Hypocrisy showed up when critics denounced a private citizen helping troops while staying silent about an industry group paying for senior officers’ travel to the Association of the U.S. Army annual meeting. That event is a massive showcase of hardware and influence, and private funding covered attendance costs when travel rules tightened during the shutdown. Yet outrage flared only when a donation directly eased soldiers’ immediate financial pain. The inconsistency reveals political bias more than principled concern.
If one believes private gifts to reduce hardship for service members are suspect, the same standard must apply to private organizations underwriting official travel and museum programs that otherwise lack congressional funding. Instead, many apply a partisan filter: private help to troops is suspect if it might be politically useful to opponents, but private help to industry-aligned events is business as usual. That double standard robs the discussion of any moral clarity.
The richer pay more in taxes already, but beyond taxation some wealthy Americans still step forward to solve problems the government creates or neglects. When a private individual chooses to put money where it matters to families with a service member on the line, it deserves measured respect rather than performative outrage. Had the donor chosen to support other federal functions, the chorus of critics might have been notably quieter.
Service members endure the costs of ambiguous missions and bear the loss when politics results in unpaid paychecks; they “are good enough to fight your wars, bury their friends, and carry the silence of it all for the rest of their lives,” but [my words now] not get paid by the generosity of an American who is more concerned for their plight than Senate Democrats. That painful reality should sharpen our public expectations for Congress to do its basic job: fund the military reliably, without turning checks into bargaining chips.

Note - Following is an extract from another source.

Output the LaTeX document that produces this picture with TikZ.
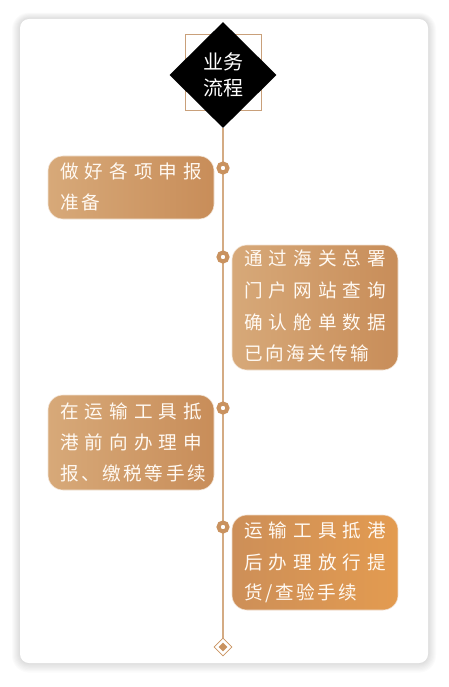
\documentclass[tikz,border=0pt]{standalone}
\usepackage{fontspec}
\setmainfont{Noto Sans CJK SC}
\usetikzlibrary{shapes.geometric}
\definecolor{ringc}{HTML}{C9925F}
\definecolor{spinec}{HTML}{D4AB83}
\definecolor{sqc}{HTML}{C9A07A}
\definecolor{bL}{HTML}{D7A979}
\definecolor{bR}{HTML}{C88D59}
\definecolor{dL}{HTML}{CD8F58}
\definecolor{dR}{HTML}{E39B50}
\definecolor{txtc}{HTML}{FFF9F2}
\newcommand{\gp}{\hspace{2.6pt}}
\newcommand{\fl}[1]{\makebox[142pt][s]{#1}}
\tikzset{
  box/.style={rectangle, rounded corners=15pt, inner sep=0pt, minimum width=166pt, left color=bL, right color=bR, draw=white!70!bL, line width=0.6pt},
  box4/.style={box, left color=dL, right color=dR, draw=white!70!dL},
  txt/.style={anchor=west, inner sep=0pt, text=txtc, font=\fontsize{18.6}{18.6}\selectfont},
  ring/.style={circle, draw=ringc, line width=4pt, fill=white, minimum size=9pt, inner sep=0pt},
  spine/.style={draw=spinec, line width=1.5pt},
  htxt/.style={inner sep=0pt, text=white, font=\fontsize{20}{20}\selectfont}
}
\begin{document}
\begin{tikzpicture}[x=1pt,y=-1pt]
\useasboundingbox (0,0) rectangle (449,687);
\fill[white] (0,0) rectangle (449,687);
% card shadow
\foreach \i in {1,...,8}
  \fill[black, opacity=0.014, rounded corners={(9+\i)*1pt}] (20-\i,19-0.8*\i) rectangle (428+\i,663+1.2*\i);
\node[rectangle, rounded corners=9pt, fill=white, minimum width=408pt, minimum height=644pt, inner sep=0pt] (card) at (224,341) {};
% header
\node[rectangle, draw=sqc, line width=1pt, minimum size=76pt, inner sep=0pt] (sq) at (223,73) {};
\node[diamond, fill=black, aspect=1, minimum width=107pt, minimum height=106pt, inner sep=0pt] (hd) at (223,75) {};
\node[htxt] (h1) at (223,62) {业务};
\node[htxt] (h2) at (223,88) {流程};
% end mark
\node[diamond, draw=ringc, line width=0.8pt, fill=white, aspect=1, minimum size=18pt, inner sep=0pt] (end) at (223,647) {};
\node[diamond, fill=ringc, aspect=1, minimum size=9pt, inner sep=0pt] (endin) at (end) {};
% spine
\coordinate (c1p) at (223,168);
\coordinate (c2p) at (223,257);
\coordinate (c3p) at (223,408);
\coordinate (c4p) at (223,527);
\draw[spine] (hd.south) -- (end.north);
\node[ring] (c1) at (c1p) {};
\node[ring] (c2) at (c2p) {};
\node[ring] (c3) at (c3p) {};
\node[ring] (c4) at (c4p) {};
% box 1
\node[box, minimum height=63pt] (b1) at (131,187.5) {};
\node[txt] (b1a) at (60,171) {\fl{做\hfill 好\hfill 各\hfill 项\hfill 申\hfill 报}};
\node[txt] (b1b) at (60,202) {准\gp 备};
% box 2
\node[box, minimum height=125pt] (b2) at (315,307.5) {};
\node[txt] (b2a) at (244,258) {\fl{通\hfill 过\hfill 海\hfill 关\hfill 总\hfill 署}};
\node[txt] (b2b) at (244,290) {\fl{门\hfill 户\hfill 网\hfill 站\hfill 查\hfill 询}};
\node[txt] (b2c) at (244,322) {\fl{确\hfill 认\hfill 舱\hfill 单\hfill 数\hfill 据}};
\node[txt] (b2d) at (244,353) {已\gp 向\gp 海\gp 关\gp 传\gp 输};
% box 3
\node[box, minimum height=95pt] (b3) at (131,442.5) {};
\node[txt] (b3a) at (60,411) {\fl{在\hfill 运\hfill 输\hfill 工\hfill 具\hfill 抵}};
\node[txt] (b3b) at (60,442) {\fl{港\hfill 前\hfill 向\hfill 办\hfill 理\hfill 申}};
\node[txt] (b3c) at (60,473) {报\gp 、\gp 缴\gp 税\gp 等\gp 手\gp 续};
% box 4
\node[box4, minimum height=95pt] (b4) at (315,562.5) {};
\node[txt] (b4a) at (244,530) {\fl{运\hfill 输\hfill 工\hfill 具\hfill 抵\hfill 港}};
\node[txt] (b4b) at (244,562) {\fl{后\hfill 办\hfill 理\hfill 放\hfill 行\hfill 提}};
\node[txt] (b4c) at (244,593) {货\gp /\gp 查\gp 验\gp 手\gp 续};
\end{tikzpicture}
\end{document}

Rather than weaponize military families for political theater, elected leaders should treat troops the way the country says it does—by ensuring pay and benefits are uninterrupted. Practical acts of generosity matter, but they are a poor substitute for steady, accountable government action that treats those who serve with the consistent respect and security they deserve. The public can cheer on Veterans Day, but real patriotism shows up when leaders prevent unpaid families from worrying whether the next payday will come.